§ **PROMPT**
Reproduce the listing word for word, leaving every picture behind.

§ **EXERCISE INPUT**
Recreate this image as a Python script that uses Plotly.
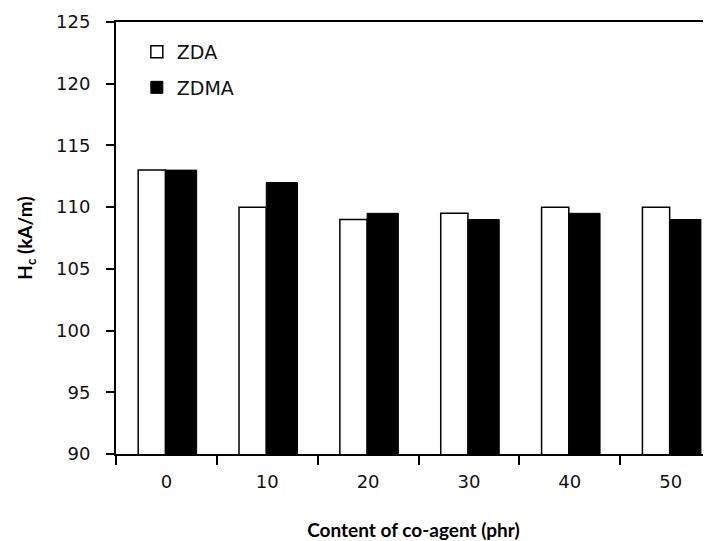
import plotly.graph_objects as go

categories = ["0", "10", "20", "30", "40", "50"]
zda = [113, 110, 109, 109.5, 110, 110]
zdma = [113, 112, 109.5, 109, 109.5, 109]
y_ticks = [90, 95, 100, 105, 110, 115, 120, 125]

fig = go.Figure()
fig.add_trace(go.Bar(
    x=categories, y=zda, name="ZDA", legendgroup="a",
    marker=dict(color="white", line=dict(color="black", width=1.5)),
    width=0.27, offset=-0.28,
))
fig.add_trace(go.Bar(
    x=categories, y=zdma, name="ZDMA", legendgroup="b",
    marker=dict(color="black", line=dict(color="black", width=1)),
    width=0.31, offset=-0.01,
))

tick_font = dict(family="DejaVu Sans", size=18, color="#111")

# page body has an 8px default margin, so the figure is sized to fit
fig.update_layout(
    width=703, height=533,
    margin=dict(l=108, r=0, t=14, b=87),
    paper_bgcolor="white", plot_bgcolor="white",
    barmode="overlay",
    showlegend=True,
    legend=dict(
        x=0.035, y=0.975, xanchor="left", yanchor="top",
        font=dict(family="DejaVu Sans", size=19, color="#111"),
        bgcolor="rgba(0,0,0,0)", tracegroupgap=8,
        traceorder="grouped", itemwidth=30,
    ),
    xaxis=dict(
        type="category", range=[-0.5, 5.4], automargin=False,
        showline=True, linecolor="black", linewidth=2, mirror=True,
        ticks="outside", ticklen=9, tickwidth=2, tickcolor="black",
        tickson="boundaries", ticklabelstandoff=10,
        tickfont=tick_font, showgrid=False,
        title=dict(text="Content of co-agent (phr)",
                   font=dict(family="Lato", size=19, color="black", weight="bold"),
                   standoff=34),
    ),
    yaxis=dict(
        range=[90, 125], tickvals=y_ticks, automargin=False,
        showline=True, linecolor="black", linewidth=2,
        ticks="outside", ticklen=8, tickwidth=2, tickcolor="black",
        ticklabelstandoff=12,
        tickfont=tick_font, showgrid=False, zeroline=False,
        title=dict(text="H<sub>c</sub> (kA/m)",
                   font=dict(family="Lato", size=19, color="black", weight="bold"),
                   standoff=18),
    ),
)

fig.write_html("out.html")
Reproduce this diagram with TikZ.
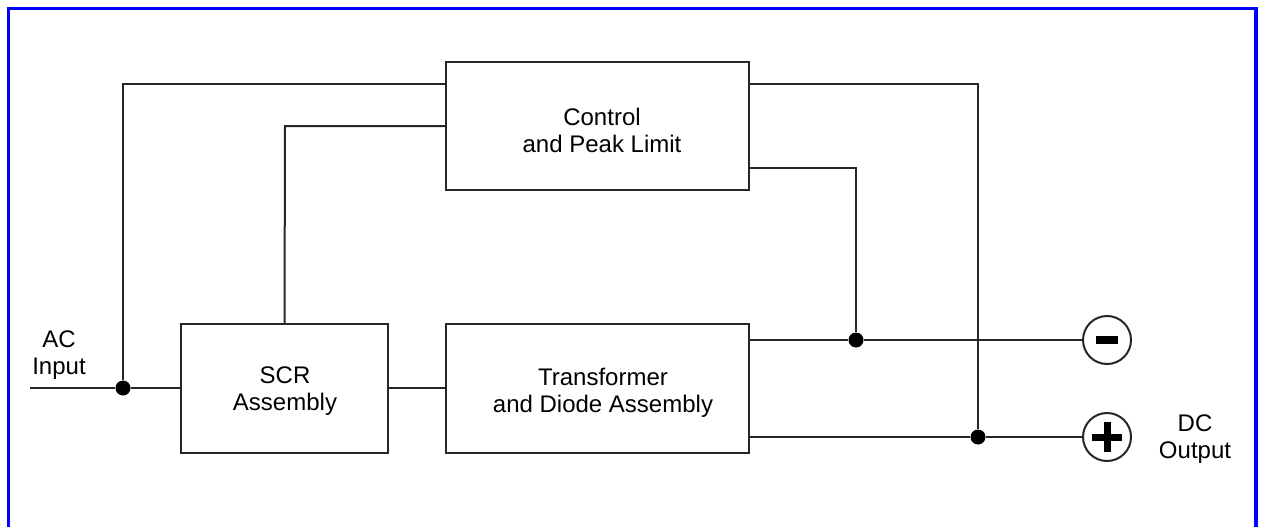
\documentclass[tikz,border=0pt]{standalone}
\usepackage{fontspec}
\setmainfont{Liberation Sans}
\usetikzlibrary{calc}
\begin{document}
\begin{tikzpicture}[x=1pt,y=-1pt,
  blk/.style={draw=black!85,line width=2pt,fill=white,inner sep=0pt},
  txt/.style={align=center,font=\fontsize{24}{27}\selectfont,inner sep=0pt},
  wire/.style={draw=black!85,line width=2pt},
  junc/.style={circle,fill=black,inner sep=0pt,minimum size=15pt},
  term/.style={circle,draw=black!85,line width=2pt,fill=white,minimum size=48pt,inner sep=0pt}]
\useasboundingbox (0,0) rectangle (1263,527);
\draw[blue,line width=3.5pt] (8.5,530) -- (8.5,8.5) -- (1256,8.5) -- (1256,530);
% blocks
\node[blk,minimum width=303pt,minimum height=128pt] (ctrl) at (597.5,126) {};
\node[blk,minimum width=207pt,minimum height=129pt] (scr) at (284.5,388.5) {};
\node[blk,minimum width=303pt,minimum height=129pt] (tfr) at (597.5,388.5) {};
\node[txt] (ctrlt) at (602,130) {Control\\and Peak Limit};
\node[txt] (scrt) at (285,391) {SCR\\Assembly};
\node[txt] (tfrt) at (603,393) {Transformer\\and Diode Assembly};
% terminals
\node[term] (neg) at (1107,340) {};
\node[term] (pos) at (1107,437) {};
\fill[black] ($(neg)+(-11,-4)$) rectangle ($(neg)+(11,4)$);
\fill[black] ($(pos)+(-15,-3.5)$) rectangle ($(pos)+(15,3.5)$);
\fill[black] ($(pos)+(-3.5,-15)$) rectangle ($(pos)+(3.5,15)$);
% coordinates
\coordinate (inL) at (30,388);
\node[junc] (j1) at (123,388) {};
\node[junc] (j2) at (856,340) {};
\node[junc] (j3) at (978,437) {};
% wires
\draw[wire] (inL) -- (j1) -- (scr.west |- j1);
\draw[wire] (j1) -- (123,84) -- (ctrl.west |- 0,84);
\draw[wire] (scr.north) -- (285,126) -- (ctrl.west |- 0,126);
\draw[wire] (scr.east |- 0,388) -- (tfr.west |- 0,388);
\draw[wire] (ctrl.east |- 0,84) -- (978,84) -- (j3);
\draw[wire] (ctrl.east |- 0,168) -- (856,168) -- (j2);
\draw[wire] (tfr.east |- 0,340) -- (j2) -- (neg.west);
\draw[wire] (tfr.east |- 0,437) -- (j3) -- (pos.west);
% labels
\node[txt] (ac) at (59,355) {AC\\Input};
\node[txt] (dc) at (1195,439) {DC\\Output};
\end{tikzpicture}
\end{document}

§ **FINAL RESULT**
Recreate this image as a Python script that uses Plotly.
import plotly.graph_objects as go

categories = ["0", "10", "20", "30", "40", "50"]
zda = [113, 110, 109, 109.5, 110, 110]
zdma = [113, 112, 109.5, 109, 109.5, 109]
y_ticks = [90, 95, 100, 105, 110, 115, 120, 125]

fig = go.Figure()
fig.add_trace(go.Bar(
    x=categories, y=zda, name="ZDA", legendgroup="a",
    marker=dict(color="white", line=dict(color="black", width=1.5)),
    width=0.27, offset=-0.28,
))
fig.add_trace(go.Bar(
    x=categories, y=zdma, name="ZDMA", legendgroup="b",
    marker=dict(color="black", line=dict(color="black", width=1)),
    width=0.31, offset=-0.01,
))

tick_font = dict(family="DejaVu Sans", size=18, color="#111")

# page body has an 8px default margin, so the figure is sized to fit
fig.update_layout(
    width=703, height=533,
    margin=dict(l=108, r=0, t=14, b=87),
    paper_bgcolor="white", plot_bgcolor="white",
    barmode="overlay",
    showlegend=True,
    legend=dict(
        x=0.035, y=0.975, xanchor="left", yanchor="top",
        font=dict(family="DejaVu Sans", size=19, color="#111"),
        bgcolor="rgba(0,0,0,0)", tracegroupgap=8,
        traceorder="grouped", itemwidth=30,
    ),
    xaxis=dict(
        type="category", range=[-0.5, 5.4], automargin=False,
        showline=True, linecolor="black", linewidth=2, mirror=True,
        ticks="outside", ticklen=9, tickwidth=2, tickcolor="black",
        tickson="boundaries", ticklabelstandoff=10,
        tickfont=tick_font, showgrid=False,
        title=dict(text="Content of co-agent (phr)",
                   font=dict(family="Lato", size=19, color="black", weight="bold"),
                   standoff=34),
    ),
    yaxis=dict(
        range=[90, 125], tickvals=y_ticks, automargin=False,
        showline=True, linecolor="black", linewidth=2,
        ticks="outside", ticklen=8, tickwidth=2, tickcolor="black",
        ticklabelstandoff=12,
        tickfont=tick_font, showgrid=False, zeroline=False,
        title=dict(text="H<sub>c</sub> (kA/m)",
                   font=dict(family="Lato", size=19, color="black", weight="bold"),
                   standoff=18),
    ),
)

fig.write_html("out.html")
Reproduce this diagram with TikZ.
\documentclass[tikz,border=0pt]{standalone}
\usepackage{fontspec}
\setmainfont{Liberation Sans}
\usetikzlibrary{calc}
\begin{document}
\begin{tikzpicture}[x=1pt,y=-1pt,
  blk/.style={draw=black!85,line width=2pt,fill=white,inner sep=0pt},
  txt/.style={align=center,font=\fontsize{24}{27}\selectfont,inner sep=0pt},
  wire/.style={draw=black!85,line width=2pt},
  junc/.style={circle,fill=black,inner sep=0pt,minimum size=15pt},
  term/.style={circle,draw=black!85,line width=2pt,fill=white,minimum size=48pt,inner sep=0pt}]
\useasboundingbox (0,0) rectangle (1263,527);
\draw[blue,line width=3.5pt] (8.5,530) -- (8.5,8.5) -- (1256,8.5) -- (1256,530);
% blocks
\node[blk,minimum width=303pt,minimum height=128pt] (ctrl) at (597.5,126) {};
\node[blk,minimum width=207pt,minimum height=129pt] (scr) at (284.5,388.5) {};
\node[blk,minimum width=303pt,minimum height=129pt] (tfr) at (597.5,388.5) {};
\node[txt] (ctrlt) at (602,130) {Control\\and Peak Limit};
\node[txt] (scrt) at (285,391) {SCR\\Assembly};
\node[txt] (tfrt) at (603,393) {Transformer\\and Diode Assembly};
% terminals
\node[term] (neg) at (1107,340) {};
\node[term] (pos) at (1107,437) {};
\fill[black] ($(neg)+(-11,-4)$) rectangle ($(neg)+(11,4)$);
\fill[black] ($(pos)+(-15,-3.5)$) rectangle ($(pos)+(15,3.5)$);
\fill[black] ($(pos)+(-3.5,-15)$) rectangle ($(pos)+(3.5,15)$);
% coordinates
\coordinate (inL) at (30,388);
\node[junc] (j1) at (123,388) {};
\node[junc] (j2) at (856,340) {};
\node[junc] (j3) at (978,437) {};
% wires
\draw[wire] (inL) -- (j1) -- (scr.west |- j1);
\draw[wire] (j1) -- (123,84) -- (ctrl.west |- 0,84);
\draw[wire] (scr.north) -- (285,126) -- (ctrl.west |- 0,126);
\draw[wire] (scr.east |- 0,388) -- (tfr.west |- 0,388);
\draw[wire] (ctrl.east |- 0,84) -- (978,84) -- (j3);
\draw[wire] (ctrl.east |- 0,168) -- (856,168) -- (j2);
\draw[wire] (tfr.east |- 0,340) -- (j2) -- (neg.west);
\draw[wire] (tfr.east |- 0,437) -- (j3) -- (pos.west);
% labels
\node[txt] (ac) at (59,355) {AC\\Input};
\node[txt] (dc) at (1195,439) {DC\\Output};
\end{tikzpicture}
\end{document}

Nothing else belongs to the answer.